Now, the selkie colony isn’t hugely important magickally. It’s a cute addition to the plot, and after having gone through the full Wiccan initiatory cycle myself, it’s an interesting magickal layer. Which makes this a classic on my bookshelf for that reason, magickal books should always gain layers as you gain knowledge and understanding. The pets as familiars are similar, interesting as a Witch with 10+ years experience but something that I missed on my first read through.

What was more important was the energy manipulation, grounding, and setting a circle. With few exceptions (all of which prove the rule), energy shouldn’t be pulled from your own core being. The core of the earth is a much better place to pull from. Not only is it self-replenishing, it doesn’t exhaust the practitioner. Of all the energy in the core of the earth, I prefer the blue fire that grows like flowers. But everyone’s mileage varies, and some may find the silver rivers or the red iron that tastes like cinnamon better fits for their work and style.  And as many others (So. Many. Others. Like all of them), will tell you grounding is a crucial part of energy manipulation. Holding onto that is like holding onto a grenade with the pin pulled. It will blow up in your face.  All of this is explained in easy to use terms, and in fact is very easy to follow from the book. I still use that meditation from time to time, when I need to get back to my center point.
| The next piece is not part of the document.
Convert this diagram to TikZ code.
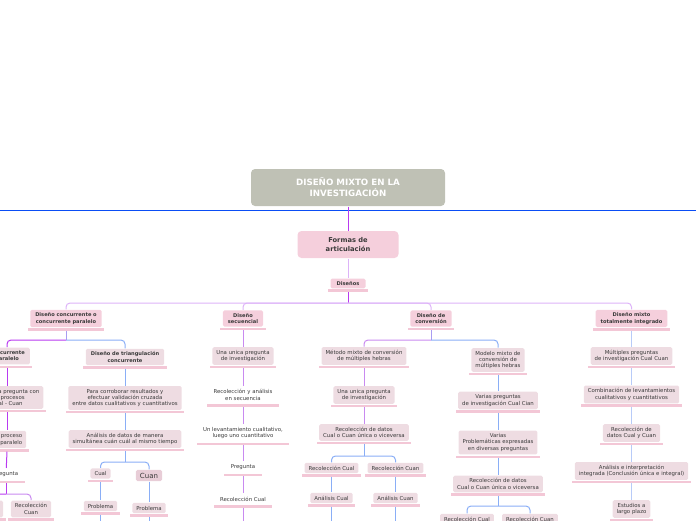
\documentclass[tikz,border=0pt]{standalone}
\usepackage{fontspec}
\setmainfont{DejaVu Sans}
\definecolor{titlegray}{HTML}{BFC1B5}
\definecolor{pinkA}{HTML}{F5CFDC}
\definecolor{pinkB}{HTML}{EEDCE2}
\definecolor{pinkC}{HTML}{E8CDD7}
\definecolor{barpink}{HTML}{F3C7D6}
\definecolor{txt}{HTML}{3A3A3A}
\definecolor{hline}{HTML}{0A4DF5}
\definecolor{purpleA}{HTML}{B93AF0}
\definecolor{purpleB}{HTML}{DDB3F8}
\definecolor{purpleC}{HTML}{C98AF0}
\definecolor{mixC}{HTML}{A99CF2}
\definecolor{blueA}{HTML}{8AAEF6}
\definecolor{blueB}{HTML}{B8CBF8}
\tikzset{
  titulo/.style={fill=titlegray,rounded corners=4pt,text=white,align=center,
    font=\bfseries\fontsize{8.7}{11}\selectfont,minimum width=194pt,minimum height=37pt},
  formas/.style={fill=pinkA,rounded corners=4pt,text=txt,align=center,
    font=\bfseries\fontsize{6.7}{9}\selectfont,minimum width=101pt,minimum height=27pt},
  diseno/.style={fill=pinkA,rounded corners=1.5pt,text=txt,align=center,
    font=\bfseries\fontsize{5.1}{6.5}\selectfont,inner xsep=5pt,inner ysep=2.8pt},
  sub/.style={diseno,fill=pinkB},
  item/.style={fill=pinkB,rounded corners=1.5pt,text=txt,align=center,
    font=\fontsize{5.4}{6.3}\selectfont,inner xsep=4pt,inner ysep=3pt},
  plain/.style={item,fill=none},
  bar/.style={fill=barpink,draw=none},
  link/.style={rounded corners=4pt}
}
\begin{document}
\begin{tikzpicture}[x=1pt,y=-1pt,line width=1pt]
\useasboundingbox (0,0) rectangle (696,520);
% titulo y tronco
\node[titulo] (tit) at (348,187.5) {DISEÑO MIXTO EN LA\\INVESTIGACIÓN};
\node[formas] (form) at (348,244.5) {Formas de\\articulación};
\node[diseno,minimum width=35pt] (dis) at (348,283.5) {Diseños};
% los cuatro disenos
\node[diseno] (conc) at (66,318.5) {Diseño concurrente o\\concurrente paralelo};
\node[diseno] (sec) at (243,318.5) {Diseño\\secuencial};
\node[diseno] (conv) at (431,318.5) {Diseño de\\conversión};
\node[diseno] (integ) at (631.5,318.5) {Diseño mixto\\totalmente integrado};
% concurrente
\node[sub] (cc) at (7,356) {Concurrente\\paralelo};
\node[item] (cc2) at (7,397.5) {Una unica pregunta con\\dos procesos\\Cual - Cuan};
\node[item] (cc3) at (7,439.5) {Un proceso\\en paralelo};
\node[plain] (cc4) at (6,474) {Pregunta};
\node[item] (cc5) at (-17,509) {Recolección\\Cual};
\node[item] (cc6) at (31,509) {Recolección\\Cuan};
\node[sub] (tri) at (125,357) {Diseño de triangulación\\concurrente};
\node[item] (tri2) at (125,398) {Para corroborar resultados y\\efectuar validación cruzada\\entre datos cualitativos y cuantitativos};
\node[item] (tri3) at (125,439) {Análisis de datos de manera\\simultánea cuán cuál al mismo tiempo};
\node[item] (cual) at (100.5,473.5) {Cual};
\node[item,fill=pinkC,font=\fontsize{7}{8}\selectfont] (cuan) at (149,475.5) {Cuan};
\node[item] (prob1) at (100.5,506) {Problema};
\node[item] (prob2) at (149,508) {Problema};
% secuencial
\node[item] (sec1) at (243,356) {Una unica pregunta\\de investigación};
\node[plain] (sec2) at (243,395) {Recolección y análisis\\en secuencia};
\node[plain] (sec3) at (243,433) {Un levantamiento cualitativo,\\luego uno cuantitativo};
\node[plain] (sec4) at (243,467) {Pregunta};
\node[plain] (sec5) at (243,499) {Recolección Cual};
% conversion
\node[item] (met1) at (364,356) {Método mixto de conversión\\de múltiples hebras};
\node[item] (met2) at (364,395) {Una unica pregunta\\de investigación};
\node[item] (met3) at (364,432.5) {Recolección de datos\\Cual o Cuan única o viceversa};
\node[item] (met4) at (331.5,468) {Recolección Cual};
\node[item] (met5) at (395.5,468) {Recolección Cuan};
\node[item] (met6) at (331.5,498) {Análisis Cual};
\node[item] (met7) at (395.5,498) {Análisis Cuan};
\node[item] (mod1) at (498,360) {Modelo mixto de\\conversión de\\múltiples hebras};
\node[item] (mod2) at (498,400.5) {Varias preguntas\\de investigación Cual Cian};
\node[item] (mod3) at (498,442.5) {Varias\\Problemáticas expresadas\\en diversas preguntas};
\node[item] (mod4) at (498,484) {Recolección de datos\\Cual o Cuan única o viceversa};
\node[item] (mod5) at (467,519) {Recolección Cual};
\node[item] (mod6) at (530,519) {Recolección Cuan};
% integrado
\node[item] (int1) at (631.5,356) {Múltiples preguntas\\de investigación Cual Cuan};
\node[item] (int2) at (631.5,394.5) {Combinación de levantamientos\\cualitativos y cuantitativos};
\node[item] (int3) at (631.5,433) {Recolección de\\datos Cual y Cuan};
\node[item] (int4) at (631.5,471) {Análisis e interpretación\\integrada (Conclusión única e integral)};
\node[item] (int5) at (631.5,509) {Estudios a\\largo plazo};
% barras bajo los nodos
\foreach \n in {dis,conc,sec,conv,integ,cc,cc2,cc3,cc4,cc5,cc6,tri,tri2,tri3,cual,prob1,prob2,
  sec1,sec2,sec3,sec4,sec5,met1,met2,met3,met4,met5,met6,met7,mod1,mod2,mod3,mod4,mod5,mod6,
  int1,int2,int3,int4,int5}
  \fill[bar] ([xshift=-2pt,yshift=-0.6pt]\n.south west) rectangle ([xshift=2pt,yshift=-3pt]\n.south east);
% puntos de ramificacion
\coordinate (hl) at (0,210);
\coordinate (hr) at (696,210);
\coordinate (jd) at (348,303);
\coordinate (j1) at (66,340);
\coordinate (ja) at (6,494);
\coordinate (jb) at (125,462);
\coordinate (j3) at (431,340);
\coordinate (jv) at (364,456);
\coordinate (jw) at (498,506);
\coordinate (e1) at (100.5,530);
\coordinate (e2) at (149,530);
\coordinate (e3) at (243,530);
\coordinate (e4) at (331.5,530);
\coordinate (e5) at (395.5,530);
% lineas
\draw[hline] (hl)--(hr);
\draw[purpleA] (tit)--(form);
\draw[purpleB] (form)--(dis);
\draw[purpleA] ([yshift=-3pt]dis.south)--(jd);
\draw[purpleB,link] (jd)-|(conc.north);
\draw[purpleB,link] (jd)-|(sec.north);
\draw[purpleB,link] (jd)-|(conv.north);
\draw[purpleB,link] (jd)-|(integ.north);
\draw[mixC] ([yshift=-3pt]conc.south)--(j1);
\draw[purpleA,link] (j1)-|(cc.north);
\draw[blueA,link] (j1)-|(tri.north);
\draw[purpleA] ([yshift=-3pt]cc.south)--(cc2);
\draw[purpleA] ([yshift=-3pt]cc2.south)--(cc3);
\draw[purpleA] ([yshift=-3pt]cc3.south)--(cc4);
\draw[purpleA] ([yshift=-3pt]cc4.south)--(ja);
\draw[purpleA,link] (ja)-|(cc5.north);
\draw[purpleC,link] (ja)-|(cc6.north);
\draw[blueA] ([yshift=-3pt]tri.south)--(tri2);
\draw[blueA] ([yshift=-3pt]tri2.south)--(tri3);
\draw[blueA] ([yshift=-3pt]tri3.south)--(jb);
\draw[blueA,link] (jb)-|(cual.north);
\draw[blueA,link] (jb)-|(cuan.north);
\draw[blueA] ([yshift=-3pt]cual.south)--(prob1);
\draw[blueA] (cuan)--(prob2);
\draw[blueA] ([yshift=-3pt]prob1.south)--(e1);
\draw[blueA] ([yshift=-3pt]prob2.south)--(e2);
\draw[purpleC] ([yshift=-3pt]sec.south)--(sec1);
\draw[purpleC] ([yshift=-3pt]sec1.south)--(sec2);
\draw[purpleC] ([yshift=-3pt]sec2.south)--(sec3);
\draw[purpleC] ([yshift=-3pt]sec3.south)--(sec4);
\draw[purpleC] ([yshift=-3pt]sec4.south)--(sec5);
\draw[purpleC] ([yshift=-3pt]sec5.south)--(e3);
\draw[mixC] ([yshift=-3pt]conv.south)--(j3);
\draw[purpleC,link] (j3)-|(met1.north);
\draw[blueA,link] (j3)-|(mod1.north);
\draw[purpleC] ([yshift=-3pt]met1.south)--(met2);
\draw[purpleC] ([yshift=-3pt]met2.south)--(met3);
\draw[blueA] ([yshift=-3pt]met3.south)--(jv);
\draw[blueA,link] (jv)-|(met4.north);
\draw[blueA,link] (jv)-|(met5.north);
\draw[blueA] ([yshift=-3pt]met4.south)--(met6);
\draw[blueA] ([yshift=-3pt]met5.south)--(met7);
\draw[blueA] ([yshift=-3pt]met6.south)--(e4);
\draw[blueA] ([yshift=-3pt]met7.south)--(e5);
\draw[blueA] ([yshift=-3pt]mod1.south)--(mod2);
\draw[blueA] ([yshift=-3pt]mod2.south)--(mod3);
\draw[blueA] ([yshift=-3pt]mod3.south)--(mod4);
\draw[blueA] ([yshift=-3pt]mod4.south)--(jw);
\draw[blueA,link] (jw)-|(mod5.north);
\draw[blueA,link] (jw)-|(mod6.north);
\draw[blueB] ([yshift=-3pt]integ.south)--(int1);
\draw[blueB] ([yshift=-3pt]int1.south)--(int2);
\draw[blueB] ([yshift=-3pt]int2.south)--(int3);
\draw[blueB] ([yshift=-3pt]int3.south)--(int4);
\draw[blueB] ([yshift=-3pt]int4.south)--(int5);
\end{tikzpicture}
\end{document}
Since energy needs a place to go, Maya and Peter (the main characters) put it into crystals to create a barrier that doesn’t rely on Maya’s energy to sustain itself and protect the house. This is a common way to create house barriers, and since the barrier works with the earth and the energy of the earth, it’s self-sustaining. I have uses variations of this barrier in my house, my office, and the other spaces I spend a lot of time in. I find it to be a solid way to put magickal protection around my spaces, and if I use pretty crystals and rocks it’s easy to disguise.

Mercedes Lackey is an author I will always recommend as a metaphysical/magickal must read. Some of the series haven’t aged well: the Dianna Tregarde series, for example, are fantastic for their use of practical, real-life magick; but they are very 80’s. The Elemental Masters series, The Serpents Shadow is the second book, is classic and timeless. 10/10 would recommend.